For $t \in [0. 1]$, we define

$L(x, t) = (1 - t) f(x) + t g(x); \tag 3$

then

$\vert L(x, t) \vert^2 = \langle L(x, t), L(x, t) \rangle = \langle (1 - t) f(x) + t g(x), (1 - t) f(x) + t g(x) \rangle$ $= (1 - t)^2 \langle f(x), f(x) \rangle + 2t(1 - t) \langle f(x), g(x) \rangle + t^2 \langle g(x), g(x) \rangle$ $= (1 - t)^2 \vert f(x) \vert^2 + 2t(1 - t)\langle f(x), g(x) \rangle + t^2 \vert g(x) \vert^2 ; \tag 4$

by virtue of (0) and (2), we thus have

$\vert L(x, t) \vert^2 = (1 - t)^2 + 2t(1 - t) \langle f(x), g(x) \rangle + t^2 \ge (1 - t)^2 + t^2 = 2t^2 - 2t + 1; \tag 5$

since

$\dfrac{d(2t^2 - 2t + 1)}{dt} = 4t - 2, \tag 6$

which is zero for

$t = \dfrac{1}{2}, \tag 7$

$2t^2 - 2t + 1$ takes its minimum value of $1/2$ at $t = 1/2$; thus we have that

$\vert L(x, t) \vert^2 \ge \dfrac{1}{2}, \tag 8$

so

$\vert L(x, t) \vert \ge \dfrac{1}{\sqrt 2}; \tag 9$

in the light of (9) we see that

$H(x, t) = \dfrac{L(x, t)}{\vert L(x, t) \vert} \tag{10}$

is well-defined for all $x \in S^n$ and $t \in [0, 1]$; also

$\vert H(x, t) \vert = \dfrac{\vert L(x, t) \vert}{\vert L(x, t) \vert} = 1, \tag{11}$

$H(x, 0) = f(x), \tag{12}$

$H(x, 1) = g(x); \tag{13}$

we see via (11)-(13) that $H(x, t)$ is in fact a continuous homotopy 'twixt $f(x)$ and $g(x)$ in $S^n$; thus

$\deg f = \deg g. \tag{14}$

In the event that

$\langle f(x), g(x) \rangle < 0, \tag{15}$

we set

$L(x, t) = (1 - t)(-f(x)) + tg(x); \tag{16}$

then in a manner similar to the above we find once again that

$\vert L(x, t) \vert^2 = (1 - t)^2 -2t(1 - t)\langle f(x), g(x) \rangle + t^2 \ge 2t^2 - 2t + 1; \tag{17}$

again we have

$\vert L(x, t) \vert \ge \dfrac{1}{\sqrt 2}; \tag{18}$

so again we may set

$H(x, t) = \dfrac{L(x, t)}{\vert L(x, t) \vert} \tag{19}$

and now we obtain a homotopy 'twixt $-f(x)$ and $g(x)$; thus

$\deg g = - \deg f. \tag{20}$

As long as (1) binds, we have

$\deg g = \pm \deg f, \tag{21}$

which was to be demonstrated.

Answer 2

I think Lewis's answer has a small mistake, taking $f(x)=x,\ g(x)=-x$ i.e. Identity map and an antipodal map on $S^n$. Now we have $(f(x),g(x))=(x,-x)\equiv -1\ on\ S^n$. However we know that: $\deg (f)=1,\ \deg(g)=(-1)^{n+1}$. It seems to be an error to say $\deg f=-\deg g$, due to it should be dependent on dimision.
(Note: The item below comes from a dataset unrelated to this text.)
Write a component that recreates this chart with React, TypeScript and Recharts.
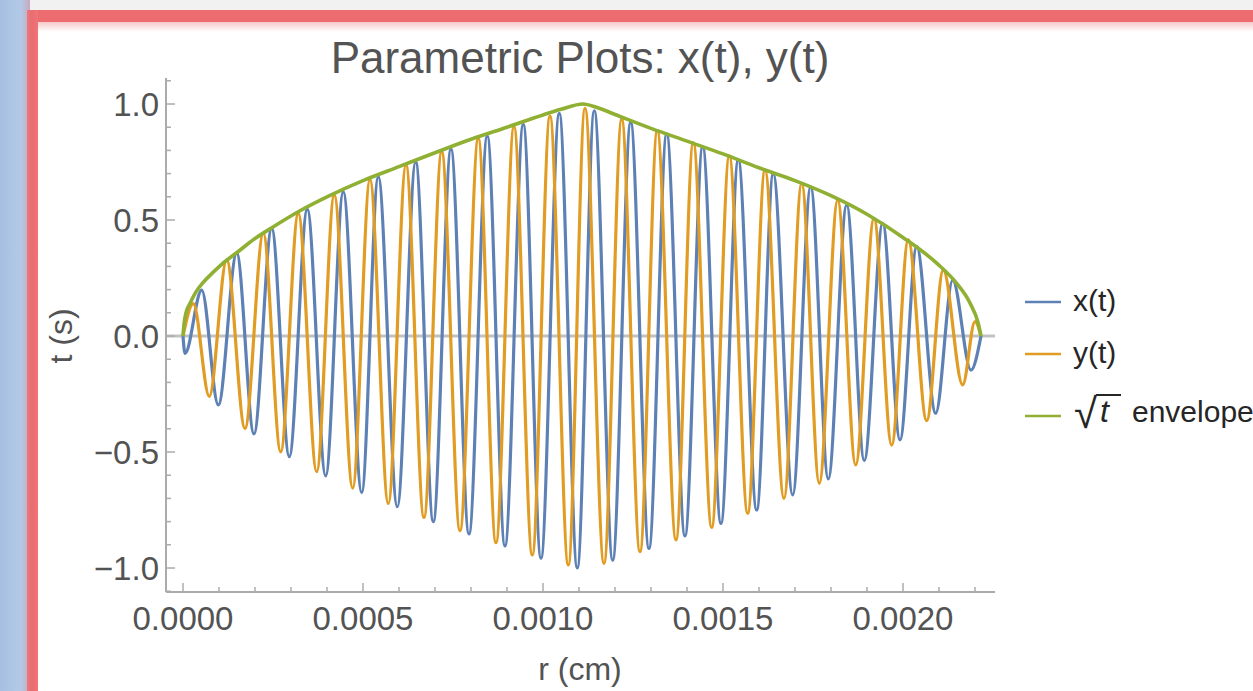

Now check out that from the homotopic Lewis constructed above, we obtain $$ \deg (-f)=\deg g,\ \forall (f,g)<0\ on\ S^n$$

Denote the antipodal map as $\alpha:S^n\rightarrow S^n,\ x\mapsto -x$, then we have:$$ \deg(-f)=\deg(\alpha\circ f)=\deg\alpha\cdot\deg f=(-1)^{n+1}\deg f $$ Hence the result maintain the same but a little bit different when $(f,g)<0\ on\ S^n$.